= Thick bed mortar =

Traditional method for installation of tile and stone

A traditional method for the installation of tile and stone which involves setting the tile or stone into a mortar bed which has been packed over a surface.

== History ==

The thick bed mortar method has been around for hundreds, if not thousands of years. Historically, a sand/cement mixture was mixed with water to a fairly dry consistency and was spread on either a portland cement water paste (neat cement), or over cement powder spread on the surface which is then sprayed with water to create a slurry coat and spread over the surface. The thick bed mortar would then be compacted and screeded (made flat and/or level) prior to installation of tile or stone. As the slurry coat dried it would bond the mortar bed to the concrete surface on which it was installed. Mortar beds were used underneath almost every tile or stone installation until the late 1950s when a chemical engineer, Henry M. Rothberg, invented the technology which introduced latex to sand/cement mortar mixes, and created a new industry based on thin bed adhesive installations by founding Laticrete International.

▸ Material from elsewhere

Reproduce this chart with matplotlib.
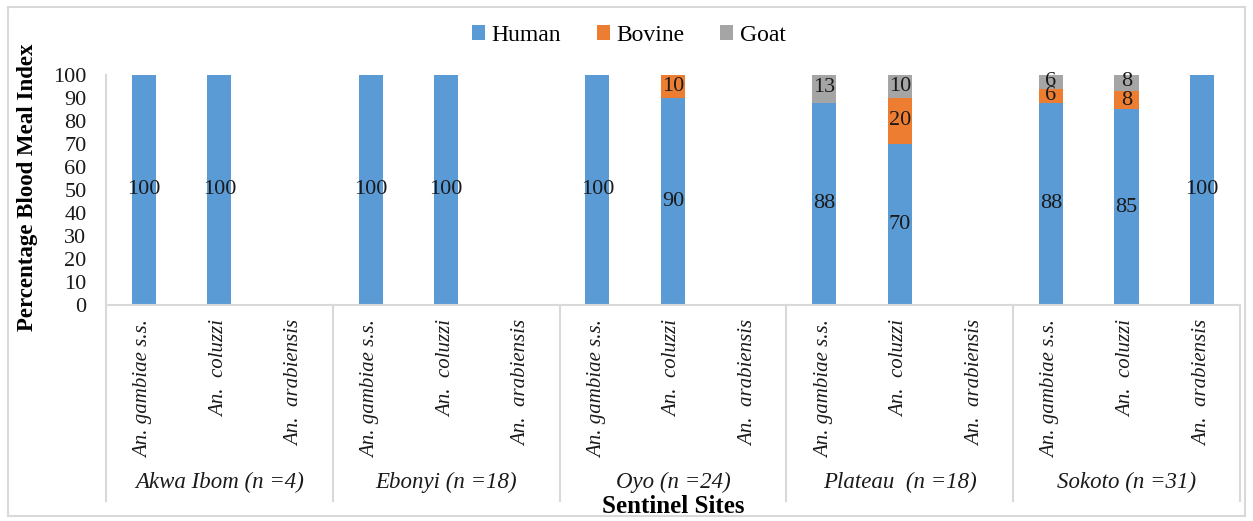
import numpy as np
import matplotlib.pyplot as plt
from matplotlib.patches import Rectangle

plt.rcParams['font.family'] = ['Liberation Serif', 'DejaVu Serif']

# Especies por sitio centinela
species = ['An. gambiae s.s.', 'An.  coluzzi', 'An.  arabiensis'] * 5
sites = ['Akwa Ibom (n =4)', 'Ebonyi (n =18)', 'Oyo (n =24)',
         'Plateau  (n =18)', 'Sokoto (n =31)']

# Indice de alimentacion sanguinea (%)
human = [100, 100, 0, 100, 100, 0, 100, 90, 0, 88, 70, 0, 88, 85, 100]
bovine = [0, 0, 0, 0, 0, 0, 0, 10, 0, 0, 20, 0, 6, 8, 0]
goat = [0, 0, 0, 0, 0, 0, 0, 0, 0, 13, 10, 0, 6, 8, 0]

colors = {'Human': '#5B9BD5', 'Bovine': '#ED7D31', 'Goat': '#A5A5A5'}
grid_col = '#D9D9D9'

fig = plt.figure(figsize=(12.53, 5.21), dpi=100)
ax = fig.add_axes([0.0846, 0.4146, 0.905, 0.4415])

x = np.arange(len(species))
w = 0.32
bottom = np.zeros(len(x))
for name, vals in [('Human', human), ('Bovine', bovine), ('Goat', goat)]:
    vals = np.array(vals, dtype=float)
    ax.bar(x, vals, w, bottom=bottom, color=colors[name], label=name,
           zorder=2)
    for xi, b, v in zip(x, bottom, vals):
        if v > 0:
            ax.text(xi, b + v / 2, f'{v:g}', ha='center', va='center',
                    fontsize=16, color='#1a1a1a', zorder=3)
    bottom += vals

ax.set_xlim(-0.5, len(x) - 0.5)
ax.set_ylim(0, 100)
ax.set_yticks(np.arange(0, 101, 10))
ax.tick_params(axis='y', length=0, labelsize=16, pad=14, labelcolor='#1a1a1a')
ax.set_xticks([])

for s in ['top', 'right']:
    ax.spines[s].set_visible(False)
ax.spines['left'].set_color(grid_col)
ax.spines['bottom'].set_color(grid_col)
ax.spines['left'].set_linewidth(1.5)
ax.spines['bottom'].set_linewidth(1.5)

# Etiquetas de especies y separadores de grupos
trans = ax.get_xaxis_transform()
for xi, sp in zip(x, species):
    ax.text(xi, -0.065, sp, rotation=90, ha='center', va='top',
            fontsize=15, style='italic', color='#1a1a1a', transform=trans)
for g in range(len(sites) + 1):
    ax.plot([g * 3 - 0.5, g * 3 - 0.5], [0, -0.85], color=grid_col, lw=1.5,
            transform=trans, clip_on=False)
for g, site in enumerate(sites):
    ax.text(g * 3 + 1, -0.77, site, ha='center', va='center', fontsize=16.5,
            style='italic', color='#1a1a1a', transform=trans)

ax.text(0.5, -0.875, 'Sentinel Sites', ha='center', va='center', fontsize=18,
        fontweight='bold', transform=ax.transAxes)
fig.text(0.022, 0.64, 'Percentage Blood Meal Index', rotation=90,
         ha='center', va='center', fontsize=16.5, fontweight='bold')

ax.legend(loc='center', bbox_to_anchor=(0.502, 0.932),
          bbox_transform=fig.transFigure, ncol=3, frameon=False, fontsize=17,
          handlelength=0.55, handleheight=0.55, handletextpad=0.3,
          columnspacing=1.5)

# Marco exterior
fig.patches.append(Rectangle((0.0064, 0.01), 0.987, 0.977,
                             transform=fig.transFigure, fill=False,
                             edgecolor=grid_col, lw=1.5))

fig.savefig('out.png', dpi=100)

Mortars used in this technique typically have a compressive strength ranging from at least 400 psi (2.8 MPa) to 1600 psi (11 MPa), when tested using ANSI testing procedures. However, with advancements in technology and materials, the potential strengths of the thick bed mortar system have increased.

Quality controlled manufacturing processes create thick bed mortar mixes which combine carefully graded, high quality aggregates (sand) in a precise ratio with portland cement. This means that a consistent mix can be achieved without the need for a laborer to blend sand/cement and possibly lime at the jobsite. These pre-packaged mortars also eliminate the problems caused by excessively damp sand, incorrect mixing ratios, quality of the raw materials, and piles of sand on a jobsite. Today's thick bed mortars can be fortified with the inclusion of a liquid latex or redispersible polymer per the manufacturer's directions to enhance the performance properties of the thick bed mortar.